Isle of Dogs Neighbourhood Planning Forum Chair, Richard Horwood said: “It’s a red letter day for the long-suffering people of the Isle of Dogs. The Examiner’s ruling at last brings into force the basic policies we need to help manage the huge amount of dense development in our area. He has recommended some adjustments, but the essential policies that our community has been crying out for are now in force.”
Forum Secretary and local Councillor, Andrew Wood explained: “The formal policies in the Plan, which now must be enforced by the Council, cover the strains on our infrastructure, the use of empty sites, construction management and communication, sustainable design, resident votes on estate redevelopment, and 3D models for high rise planning. Other policies that had been in the previous Plan, but which the Examiner felt did not technically fulfil the statutory tests required of formal planning policies, are now set out separately as the aspirations and recommendations of the community.”
The Examiner, John Parmiter, has proposed some amendments which the Council, together with the Forum who wrote the Plan, will work on in the next few weeks. But the key policy addressing the strain on local infrastructure of new large developments remains substantially intact.

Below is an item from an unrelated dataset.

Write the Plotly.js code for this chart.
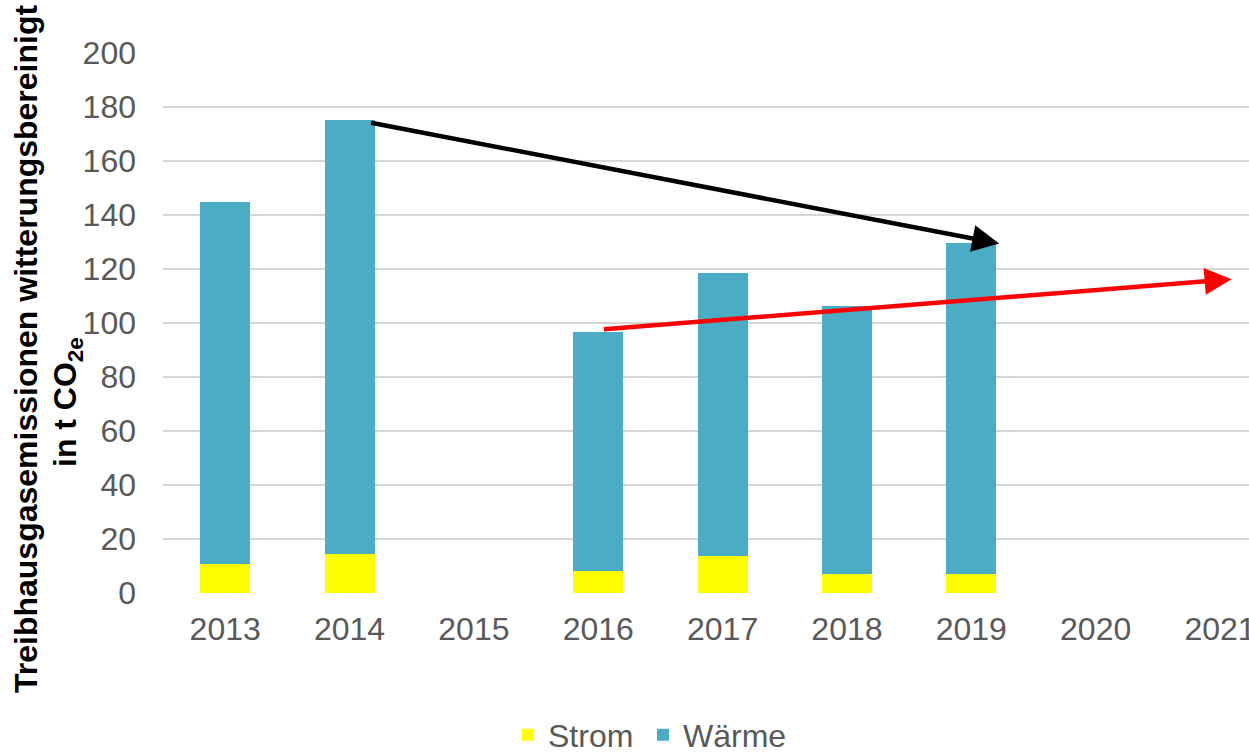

This policy provides that planning applications for large residential developments on the Island must, from now on, include an assessment of the impact of the proposal on the local infrastructure; that they must be phased to align with new or enhanced infrastructure on which they’re contingent; and that the Council should reject applications which would result in negative infrastructure impacts that cannot be adequately mitigated through levies paid to the Council by developers and/or through planning obligations.
Horwood added: “This is a major achievement for the Isle of Dogs community, as developments have not previously been allowed to be rejected or delayed for lack of adequate infrastructure, but that will happen now.”
Planning policy has till now meant that developers could insist on being granted planning consent for new buildings regardless of their extra strain on the local infrastructure, as they were entitled to assume that the necessary infrastructure would somehow be provided as and when needed. All they had to do was agree to pay a standard Community Infrastructure Levy (or CIL) to the Council, which is normally only a fraction of the actual cost needed for the extra infrastructure, with even that payment reduced by any facilities they agree to build on the site.